Quote:
|
Originally Posted by Erasmus00
This is what is done in special relativity, and is how physics thinks of clocks. Your "redefining" was done with Einstein, and the concept of spacetime is based around it. Clocks measure "proper time" which is just there local rest frame, i.e. the "tau" between events.
|
Not exactly what I did. My argument with the academy is that Einstein's space-time concept confuses the issue of exactly what clocks measure. My position is that there exists no mechanical device capable of measuring time (where time is a parameter of motion of complex constructs). I hold that clocks measure changes in tau which is another
real axis orthogonal to the accepted space axes x, y and z.
In my perspective, this tau direction is not apparent to us for the very simple reason that everything we deal with on a day to day basis is in a momentum quantized state in the tau direction thus the uncertainty in tau is infinite. Momentum in the tau direction is what is ordinarily called mass. If one works out the kinematics of such a picture, one obtains exactly the same results obtained through relativity. The only difference is that, in my picture, the entire thing is consistent with quantum mechanics from the word go. By the way, you should be aware of the fact that there are major difficulties with the problem of handling quantum mechanics in Einstein's theory of GR.
Just as an aside, one of the great supporting pillars of Einstein's GR is the fact that it explains gravity as a consequence of geometry. Newton's F=ma is valid only in an inertial frame and, if the frame of reference is not inertial, fictitious forces arise as a consequence of that fact (they used to be called pseudo force but apparently that terminology has been dropped since I was a student). Coriolis and centrifugal forces are common examples of such fictitious forces. One outstanding characteristic of these fictitious forces is that the force is always directly proportional to mass (that is because the the acceleration is actually not due to a real force at all but is a consequence of the acceleration of the frame of reference).

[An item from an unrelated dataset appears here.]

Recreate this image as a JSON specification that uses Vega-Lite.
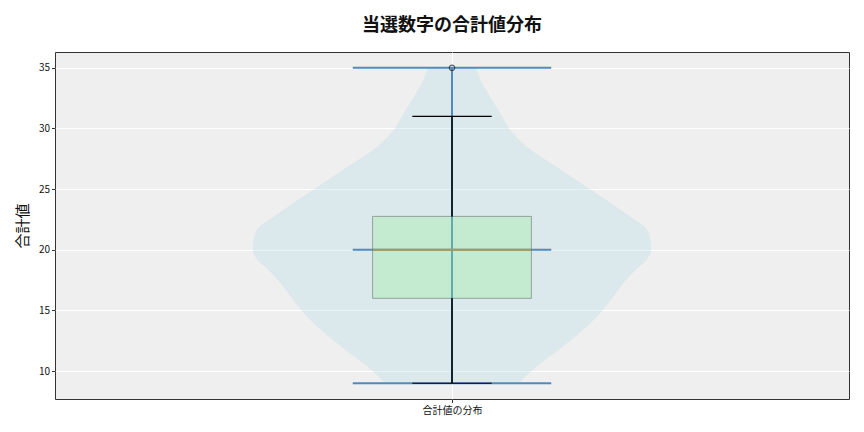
{
  "$schema": "https://vega.github.io/schema/vega-lite/v6.json",
  "width": 794,
  "height": 347,
  "autosize": "none",
  "padding": {"left": 55, "top": 52, "right": 15, "bottom": 33},
  "background": "#ffffff",
  "title": {"text": "当選数字の合計値分布", "fontSize": 18, "font": "Noto Sans CJK JP", "fontWeight": "bold", "color": "#111111", "offset": 17, "anchor": "middle"},
  "config": {
    "view": {"stroke": "#333333", "strokeWidth": 1, "fill": "#efefef"},
    "axis": {"labelFont": "Noto Sans CJK JP", "titleFont": "Noto Sans CJK JP", "labelColor": "#111111", "titleColor": "#111111", "gridColor": "#ffffff", "gridWidth": 1, "gridOpacity": 1, "domain": false, "tickColor": "#333333", "tickSize": 3.5, "labelFontSize": 10}
  },
  "datasets": {
    "violin": [
      {"v": 9, "lo": 0.916, "hi": 1.084},
      {"v": 10.2, "lo": 0.897, "hi": 1.103},
      {"v": 11.8, "lo": 0.865, "hi": 1.135},
      {"v": 13.45, "lo": 0.834, "hi": 1.166},
      {"v": 15.1, "lo": 0.809, "hi": 1.191},
      {"v": 16.75, "lo": 0.79, "hi": 1.21},
      {"v": 18.4, "lo": 0.768, "hi": 1.232},
      {"v": 19.1, "lo": 0.756, "hi": 1.244},
      {"v": 20.1, "lo": 0.749, "hi": 1.251},
      {"v": 21.3, "lo": 0.752, "hi": 1.248},
      {"v": 22.1, "lo": 0.761, "hi": 1.239},
      {"v": 22.4, "lo": 0.768, "hi": 1.232},
      {"v": 23.7, "lo": 0.797, "hi": 1.203},
      {"v": 25.2, "lo": 0.831, "hi": 1.169},
      {"v": 26.9, "lo": 0.87, "hi": 1.13},
      {"v": 28.5, "lo": 0.906, "hi": 1.094},
      {"v": 30, "lo": 0.928, "hi": 1.072},
      {"v": 31, "lo": 0.937, "hi": 1.063},
      {"v": 32.4, "lo": 0.95, "hi": 1.05},
      {"v": 34, "lo": 0.964, "hi": 1.036},
      {"v": 35, "lo": 0.97, "hi": 1.03}
    ],
    "stats": [
      {"pos": 1, "min": 9, "q1": 16, "median": 20, "q3": 22.75, "wlo": 9, "whi": 31, "max": 35}
    ],
    "violinbars": [{"v": 9}, {"v": 20}, {"v": 35}],
    "caps": [{"v": 9}, {"v": 31}],
    "outliers": [{"v": 35}]
  },
  "encoding": {
    "x": {"type": "quantitative", "scale": {"domain": [0.5, 1.5], "nice": false, "zero": false},
          "axis": {"values": [1], "labelExpr": "'合計値の分布'", "title": null, "grid": true, "labelPadding": 3}},
    "y": {"type": "quantitative", "scale": {"domain": [7.7, 36.3], "nice": false, "zero": false},
          "axis": {"values": [10, 15, 20, 25, 30, 35], "title": "合計値", "titleFontSize": 15, "titleFontWeight": "normal", "titlePadding": 8, "grid": true}}
  },
  "layer": [
    {
      "data": {"name": "violin"},
      "mark": {"type": "area", "orient": "horizontal", "interpolate": "monotone", "fill": "#add8e6", "fillOpacity": 0.3},
      "encoding": {
        "y": {"field": "v", "type": "quantitative"},
        "x": {"field": "lo", "type": "quantitative"},
        "x2": {"field": "hi"}
      }
    },
    {
      "data": {"name": "violinbars"},
      "mark": {"type": "rule", "color": "#4f8bbf", "strokeWidth": 2},
      "encoding": {
        "y": {"field": "v", "type": "quantitative"},
        "x": {"datum": 0.875},
        "x2": {"datum": 1.125}
      }
    },
    {
      "data": {"name": "stats"},
      "mark": {"type": "rule", "color": "#4f8bbf", "strokeWidth": 2},
      "encoding": {
        "x": {"field": "pos", "type": "quantitative"},
        "y": {"field": "min", "type": "quantitative"},
        "y2": {"field": "max"}
      }
    },
    {
      "data": {"name": "stats"},
      "mark": {"type": "rect", "fill": "#90ee90", "fillOpacity": 0.3, "stroke": "#000000", "strokeOpacity": 0.3, "strokeWidth": 1},
      "encoding": {
        "x": {"datum": 0.9},
        "x2": {"datum": 1.1},
        "y": {"field": "q1", "type": "quantitative"},
        "y2": {"field": "q3"}
      }
    },
    {
      "data": {"name": "stats"},
      "mark": {"type": "rule", "color": "#a8985a", "strokeWidth": 2},
      "encoding": {
        "x": {"datum": 0.9},
        "x2": {"datum": 1.1},
        "y": {"field": "median", "type": "quantitative"}
      }
    },
    {
      "data": {"name": "stats"},
      "mark": {"type": "rule", "color": "#000000", "strokeWidth": 1.5},
      "encoding": {
        "x": {"field": "pos", "type": "quantitative"},
        "y": {"field": "q3", "type": "quantitative"},
        "y2": {"field": "whi"}
      }
    },
    {
      "data": {"name": "stats"},
      "mark": {"type": "rule", "color": "#000000", "strokeWidth": 1.5},
      "encoding": {
        "x": {"field": "pos", "type": "quantitative"},
        "y": {"field": "wlo", "type": "quantitative"},
        "y2": {"field": "q1"}
      }
    },
    {
      "data": {"name": "caps"},
      "mark": {"type": "rule", "color": "#000000", "strokeWidth": 1.2},
      "encoding": {
        "y": {"field": "v", "type": "quantitative"},
        "x": {"datum": 0.95},
        "x2": {"datum": 1.05}
      }
    },
    {
      "data": {"name": "outliers"},
      "mark": {"type": "point", "filled": false, "stroke": "#222222", "strokeWidth": 1.2, "size": 30, "shape": "circle"},
      "encoding": {
        "y": {"field": "v", "type": "quantitative"},
        "x": {"datum": 1}
      }
    }
  ]
}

Since the gravitational force is directly proportional to mass, scientists searched very hard for a geometry which would yield gravity as such a fictitious force. They pretty well failed. According to Adler, Bazin and Schiffer (see the Introduction to General Relativity, McGraw-Hill Co., New York, 1965, p. 7.) "Einstein
proved that "a reduction of gravitational theory to geodesic motion in an appropriate geometry could be carried out
only in the four-dimensional space-time continuum of [Einstein's] relativity theory". If that statement is true then he certainly has strong support that his picture is worth the effort; but, the real question is: is it true? I say it is not! A careful examination of the kinematics of my perspective makes it quite clear that my geometry is in fact readily amenable to the problem of reducing gravitational theory to geodesic motion and I personally have done exactly that.
Hope I haven't overwhelmed you! I think things would be much more streight forward if we were to go to a line by line analysis of
"A Universal Analytical Model of Explanation Itself".